Untreated hearing loss and your quality of life
Untreated hearing loss can result in serious emotional and social consequences. A decrease in hearing has physical and psychological consequences associated with diminished cognitive function, poorer mental health and social withdrawal.
A study by the Johns Hopkins School of Medicine found a strong correlation between untreated hearing loss and the development of dementia, citing that cognitive diminishment was 41 percent greater in seniors with hearing loss.
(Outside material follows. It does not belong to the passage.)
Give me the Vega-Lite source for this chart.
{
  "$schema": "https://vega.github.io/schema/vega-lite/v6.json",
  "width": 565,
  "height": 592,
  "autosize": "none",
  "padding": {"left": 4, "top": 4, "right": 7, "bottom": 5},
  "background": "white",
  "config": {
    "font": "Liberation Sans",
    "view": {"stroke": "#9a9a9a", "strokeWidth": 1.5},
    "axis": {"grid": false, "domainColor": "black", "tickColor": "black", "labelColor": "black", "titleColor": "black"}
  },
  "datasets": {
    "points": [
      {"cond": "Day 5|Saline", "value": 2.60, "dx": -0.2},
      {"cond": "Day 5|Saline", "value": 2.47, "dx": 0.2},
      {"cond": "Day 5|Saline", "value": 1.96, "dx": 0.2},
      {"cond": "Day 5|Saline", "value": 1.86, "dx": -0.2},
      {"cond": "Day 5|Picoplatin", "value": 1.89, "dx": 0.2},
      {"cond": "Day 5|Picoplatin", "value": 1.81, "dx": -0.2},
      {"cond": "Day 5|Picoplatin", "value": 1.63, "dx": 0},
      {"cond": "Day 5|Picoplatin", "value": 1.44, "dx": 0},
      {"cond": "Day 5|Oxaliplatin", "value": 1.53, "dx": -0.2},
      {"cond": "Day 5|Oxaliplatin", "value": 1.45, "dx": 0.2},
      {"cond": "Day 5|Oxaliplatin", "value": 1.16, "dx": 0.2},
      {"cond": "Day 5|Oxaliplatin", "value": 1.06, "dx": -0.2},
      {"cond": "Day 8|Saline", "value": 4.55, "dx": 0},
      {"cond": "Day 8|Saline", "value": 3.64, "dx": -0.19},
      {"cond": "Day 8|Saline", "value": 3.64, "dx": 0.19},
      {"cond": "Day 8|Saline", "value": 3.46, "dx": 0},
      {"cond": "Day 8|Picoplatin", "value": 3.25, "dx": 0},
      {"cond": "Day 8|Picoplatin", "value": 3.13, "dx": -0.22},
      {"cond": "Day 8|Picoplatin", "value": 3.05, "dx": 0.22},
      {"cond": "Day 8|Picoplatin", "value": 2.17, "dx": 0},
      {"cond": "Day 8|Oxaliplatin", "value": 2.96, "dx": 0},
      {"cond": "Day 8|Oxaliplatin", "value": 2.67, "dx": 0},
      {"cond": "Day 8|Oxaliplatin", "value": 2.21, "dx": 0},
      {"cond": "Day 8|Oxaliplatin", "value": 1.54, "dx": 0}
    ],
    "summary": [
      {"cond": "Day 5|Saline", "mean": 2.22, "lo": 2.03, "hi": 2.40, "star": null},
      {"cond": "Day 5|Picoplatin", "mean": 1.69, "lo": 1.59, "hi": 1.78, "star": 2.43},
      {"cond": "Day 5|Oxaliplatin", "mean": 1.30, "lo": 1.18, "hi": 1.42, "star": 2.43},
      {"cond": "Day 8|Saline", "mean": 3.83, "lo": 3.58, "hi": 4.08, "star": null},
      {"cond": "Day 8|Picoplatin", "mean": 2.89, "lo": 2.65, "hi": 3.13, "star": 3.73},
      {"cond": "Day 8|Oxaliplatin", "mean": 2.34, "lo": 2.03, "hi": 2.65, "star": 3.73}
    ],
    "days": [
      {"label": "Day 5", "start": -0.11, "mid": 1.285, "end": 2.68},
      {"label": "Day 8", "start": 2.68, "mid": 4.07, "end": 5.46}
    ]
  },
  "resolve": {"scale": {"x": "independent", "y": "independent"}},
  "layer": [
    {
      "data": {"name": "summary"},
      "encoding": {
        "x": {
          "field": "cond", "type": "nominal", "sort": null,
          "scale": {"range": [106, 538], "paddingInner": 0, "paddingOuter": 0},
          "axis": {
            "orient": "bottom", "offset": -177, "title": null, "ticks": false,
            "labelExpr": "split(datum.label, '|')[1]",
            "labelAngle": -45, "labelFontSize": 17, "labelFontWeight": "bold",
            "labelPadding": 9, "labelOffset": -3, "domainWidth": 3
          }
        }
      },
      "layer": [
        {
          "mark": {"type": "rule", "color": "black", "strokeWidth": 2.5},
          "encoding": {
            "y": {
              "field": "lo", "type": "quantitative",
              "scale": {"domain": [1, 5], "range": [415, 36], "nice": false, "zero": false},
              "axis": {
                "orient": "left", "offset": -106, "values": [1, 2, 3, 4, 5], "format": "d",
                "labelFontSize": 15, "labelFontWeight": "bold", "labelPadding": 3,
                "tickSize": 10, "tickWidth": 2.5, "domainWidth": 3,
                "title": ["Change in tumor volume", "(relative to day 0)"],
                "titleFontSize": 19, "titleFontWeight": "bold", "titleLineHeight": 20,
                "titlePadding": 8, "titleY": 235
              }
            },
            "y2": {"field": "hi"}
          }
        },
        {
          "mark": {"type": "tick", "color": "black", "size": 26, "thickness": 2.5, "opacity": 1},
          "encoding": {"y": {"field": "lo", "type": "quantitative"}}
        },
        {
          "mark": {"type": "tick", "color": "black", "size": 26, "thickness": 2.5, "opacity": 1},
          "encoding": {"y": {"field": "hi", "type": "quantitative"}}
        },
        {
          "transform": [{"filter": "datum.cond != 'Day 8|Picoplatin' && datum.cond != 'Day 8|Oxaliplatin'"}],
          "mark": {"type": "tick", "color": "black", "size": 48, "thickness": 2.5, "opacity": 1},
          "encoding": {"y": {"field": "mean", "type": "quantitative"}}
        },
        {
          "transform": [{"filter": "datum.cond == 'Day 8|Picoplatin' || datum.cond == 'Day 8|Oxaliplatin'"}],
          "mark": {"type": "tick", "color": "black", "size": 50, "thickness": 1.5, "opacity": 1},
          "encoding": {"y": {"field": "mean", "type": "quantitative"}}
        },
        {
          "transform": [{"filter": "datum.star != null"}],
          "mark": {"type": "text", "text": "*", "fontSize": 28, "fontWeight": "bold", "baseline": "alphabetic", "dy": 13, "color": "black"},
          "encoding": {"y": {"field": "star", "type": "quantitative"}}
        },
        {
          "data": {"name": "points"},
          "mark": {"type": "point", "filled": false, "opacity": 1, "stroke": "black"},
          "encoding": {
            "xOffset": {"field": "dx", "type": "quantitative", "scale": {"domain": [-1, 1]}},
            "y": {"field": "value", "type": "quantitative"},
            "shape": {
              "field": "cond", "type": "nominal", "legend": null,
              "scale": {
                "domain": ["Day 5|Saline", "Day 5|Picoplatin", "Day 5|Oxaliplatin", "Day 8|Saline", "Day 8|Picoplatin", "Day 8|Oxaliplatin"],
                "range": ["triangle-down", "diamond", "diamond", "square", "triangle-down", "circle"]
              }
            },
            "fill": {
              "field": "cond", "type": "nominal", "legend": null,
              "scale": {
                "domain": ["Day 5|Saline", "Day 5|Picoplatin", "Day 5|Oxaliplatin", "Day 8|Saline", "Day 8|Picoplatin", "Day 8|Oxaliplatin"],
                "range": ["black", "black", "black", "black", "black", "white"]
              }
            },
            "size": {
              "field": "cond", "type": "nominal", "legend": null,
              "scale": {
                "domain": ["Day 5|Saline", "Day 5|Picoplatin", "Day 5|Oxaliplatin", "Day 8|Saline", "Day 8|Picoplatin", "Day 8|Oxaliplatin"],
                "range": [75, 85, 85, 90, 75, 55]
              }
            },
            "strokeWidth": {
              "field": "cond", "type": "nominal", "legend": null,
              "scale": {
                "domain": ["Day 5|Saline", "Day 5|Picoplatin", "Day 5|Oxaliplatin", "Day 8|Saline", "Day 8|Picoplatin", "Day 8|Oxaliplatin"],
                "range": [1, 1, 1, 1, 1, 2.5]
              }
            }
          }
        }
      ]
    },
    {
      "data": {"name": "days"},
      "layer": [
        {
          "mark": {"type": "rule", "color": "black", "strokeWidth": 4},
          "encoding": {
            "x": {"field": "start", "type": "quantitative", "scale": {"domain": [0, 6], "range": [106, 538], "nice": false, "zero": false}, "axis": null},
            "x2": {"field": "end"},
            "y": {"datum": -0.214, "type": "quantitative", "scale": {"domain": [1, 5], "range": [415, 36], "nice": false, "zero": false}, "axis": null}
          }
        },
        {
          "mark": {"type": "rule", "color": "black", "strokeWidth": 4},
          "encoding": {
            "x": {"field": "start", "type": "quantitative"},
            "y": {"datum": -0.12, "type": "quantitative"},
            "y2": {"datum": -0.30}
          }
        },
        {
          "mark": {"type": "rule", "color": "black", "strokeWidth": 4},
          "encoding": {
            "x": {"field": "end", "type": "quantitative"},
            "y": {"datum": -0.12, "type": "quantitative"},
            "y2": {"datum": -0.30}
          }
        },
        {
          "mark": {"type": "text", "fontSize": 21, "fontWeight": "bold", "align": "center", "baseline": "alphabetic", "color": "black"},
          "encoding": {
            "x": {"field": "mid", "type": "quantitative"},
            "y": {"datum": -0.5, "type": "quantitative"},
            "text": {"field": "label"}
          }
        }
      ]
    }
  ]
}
Furthermore, a link between the degree of hearing loss and the risk of developing dementia suggests individuals with a mild hearing loss are twice as likely to develop dementia, those with moderate hearing loss are three times as likely and those with severe hearing loss are five times as likely to develop dementia when compared to individuals with normal hearing.
Depression and anxiety linked to untreated hearing loss
Untreated hearing loss also increases the risk of depression and your chances of feeling anxious and alone. Conversely, studies show that when people with mild-to-profound hearing loss use hearing aids, they have fewer symptoms of depression, anxiety and emotional instability, and significant improvements in their quality of life and feelings of well-being.
Hearing loss has also been linked to imbalance and a greater risk of falling. Research from the National Health and Nutrition Examination Survey shows the risk of falls among people with a mild hearing loss is three times as great, and increases with increased hearing loss.
Hearing loss treatments
Fortunately, hearing loss is treatable. According to the Better Hearing Institute, 95 percent of Americans with hearing loss can be successfully treated with hearing aids. Hearing aids help process incoming sounds making it easier for your brain to understand speech. Other benefits of hearing aids include reduced mental fatigue, decreased feelings of social isolation and depression, improved ability to multitask, improved memory, attention and focus in addition to improved communication skills.
Hearing care professionals often work together with other medical professionals. If you or a loved one is experiencing cognitive or emotional problems, schedule an exam with your doctor as well as a hearing evaluation with your hearing care professional. If you can’t hear in restaurants or other noisy places, feel others mumble, can’t hear on the telephone and say you don’t need hearing aids, you are putting yourself at greater risk for cognitive decline.